## WHAT IS EXPECTED
Transcribe the material verbatim in full; the pictures do not belong in the copy.

## RECORDED DATA
┏━━

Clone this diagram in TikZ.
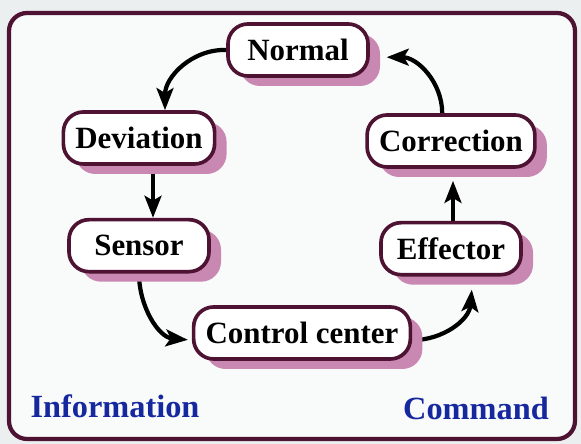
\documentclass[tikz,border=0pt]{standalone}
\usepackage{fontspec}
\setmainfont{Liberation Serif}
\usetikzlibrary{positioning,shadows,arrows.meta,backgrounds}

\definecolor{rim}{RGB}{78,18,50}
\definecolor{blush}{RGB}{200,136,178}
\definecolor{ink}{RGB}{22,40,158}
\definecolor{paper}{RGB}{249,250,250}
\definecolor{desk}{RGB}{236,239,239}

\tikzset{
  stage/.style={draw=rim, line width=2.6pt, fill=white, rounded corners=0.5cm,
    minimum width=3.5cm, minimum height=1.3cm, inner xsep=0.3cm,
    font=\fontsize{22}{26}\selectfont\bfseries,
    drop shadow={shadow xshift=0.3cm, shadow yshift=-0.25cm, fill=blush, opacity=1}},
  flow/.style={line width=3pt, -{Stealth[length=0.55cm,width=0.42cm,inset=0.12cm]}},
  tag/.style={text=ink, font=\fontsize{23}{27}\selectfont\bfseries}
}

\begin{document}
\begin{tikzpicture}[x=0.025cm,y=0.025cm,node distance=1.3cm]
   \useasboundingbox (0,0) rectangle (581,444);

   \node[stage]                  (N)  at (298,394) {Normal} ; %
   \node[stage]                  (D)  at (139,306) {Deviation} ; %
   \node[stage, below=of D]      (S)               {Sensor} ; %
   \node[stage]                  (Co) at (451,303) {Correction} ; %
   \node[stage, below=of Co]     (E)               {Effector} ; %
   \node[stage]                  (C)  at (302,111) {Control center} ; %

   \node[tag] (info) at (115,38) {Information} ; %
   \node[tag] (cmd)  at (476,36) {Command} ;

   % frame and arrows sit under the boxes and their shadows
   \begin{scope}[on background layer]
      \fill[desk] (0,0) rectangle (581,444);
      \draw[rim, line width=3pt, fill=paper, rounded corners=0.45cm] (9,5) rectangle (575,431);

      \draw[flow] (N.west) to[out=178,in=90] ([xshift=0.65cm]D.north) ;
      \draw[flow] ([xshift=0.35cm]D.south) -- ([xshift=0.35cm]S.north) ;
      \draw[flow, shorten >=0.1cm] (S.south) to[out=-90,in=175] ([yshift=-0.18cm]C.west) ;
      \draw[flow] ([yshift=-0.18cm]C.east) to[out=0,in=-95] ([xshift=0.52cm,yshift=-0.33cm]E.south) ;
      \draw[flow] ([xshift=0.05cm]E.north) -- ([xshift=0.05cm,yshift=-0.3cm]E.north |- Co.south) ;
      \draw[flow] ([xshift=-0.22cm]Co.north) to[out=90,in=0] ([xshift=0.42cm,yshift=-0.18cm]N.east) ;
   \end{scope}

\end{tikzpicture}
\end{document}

┗━━

## COMPLETE OUTPUT
Clone this diagram in TikZ.
\documentclass[tikz,border=0pt]{standalone}
\usepackage{fontspec}
\setmainfont{Liberation Serif}
\usetikzlibrary{positioning,shadows,arrows.meta,backgrounds}

\definecolor{rim}{RGB}{78,18,50}
\definecolor{blush}{RGB}{200,136,178}
\definecolor{ink}{RGB}{22,40,158}
\definecolor{paper}{RGB}{249,250,250}
\definecolor{desk}{RGB}{236,239,239}

\tikzset{
  stage/.style={draw=rim, line width=2.6pt, fill=white, rounded corners=0.5cm,
    minimum width=3.5cm, minimum height=1.3cm, inner xsep=0.3cm,
    font=\fontsize{22}{26}\selectfont\bfseries,
    drop shadow={shadow xshift=0.3cm, shadow yshift=-0.25cm, fill=blush, opacity=1}},
  flow/.style={line width=3pt, -{Stealth[length=0.55cm,width=0.42cm,inset=0.12cm]}},
  tag/.style={text=ink, font=\fontsize{23}{27}\selectfont\bfseries}
}

\begin{document}
\begin{tikzpicture}[x=0.025cm,y=0.025cm,node distance=1.3cm]
   \useasboundingbox (0,0) rectangle (581,444);

   \node[stage]                  (N)  at (298,394) {Normal} ; %
   \node[stage]                  (D)  at (139,306) {Deviation} ; %
   \node[stage, below=of D]      (S)               {Sensor} ; %
   \node[stage]                  (Co) at (451,303) {Correction} ; %
   \node[stage, below=of Co]     (E)               {Effector} ; %
   \node[stage]                  (C)  at (302,111) {Control center} ; %

   \node[tag] (info) at (115,38) {Information} ; %
   \node[tag] (cmd)  at (476,36) {Command} ;

   % frame and arrows sit under the boxes and their shadows
   \begin{scope}[on background layer]
      \fill[desk] (0,0) rectangle (581,444);
      \draw[rim, line width=3pt, fill=paper, rounded corners=0.45cm] (9,5) rectangle (575,431);

      \draw[flow] (N.west) to[out=178,in=90] ([xshift=0.65cm]D.north) ;
      \draw[flow] ([xshift=0.35cm]D.south) -- ([xshift=0.35cm]S.north) ;
      \draw[flow, shorten >=0.1cm] (S.south) to[out=-90,in=175] ([yshift=-0.18cm]C.west) ;
      \draw[flow] ([yshift=-0.18cm]C.east) to[out=0,in=-95] ([xshift=0.52cm,yshift=-0.33cm]E.south) ;
      \draw[flow] ([xshift=0.05cm]E.north) -- ([xshift=0.05cm,yshift=-0.3cm]E.north |- Co.south) ;
      \draw[flow] ([xshift=-0.22cm]Co.north) to[out=90,in=0] ([xshift=0.42cm,yshift=-0.18cm]N.east) ;
   \end{scope}

\end{tikzpicture}
\end{document}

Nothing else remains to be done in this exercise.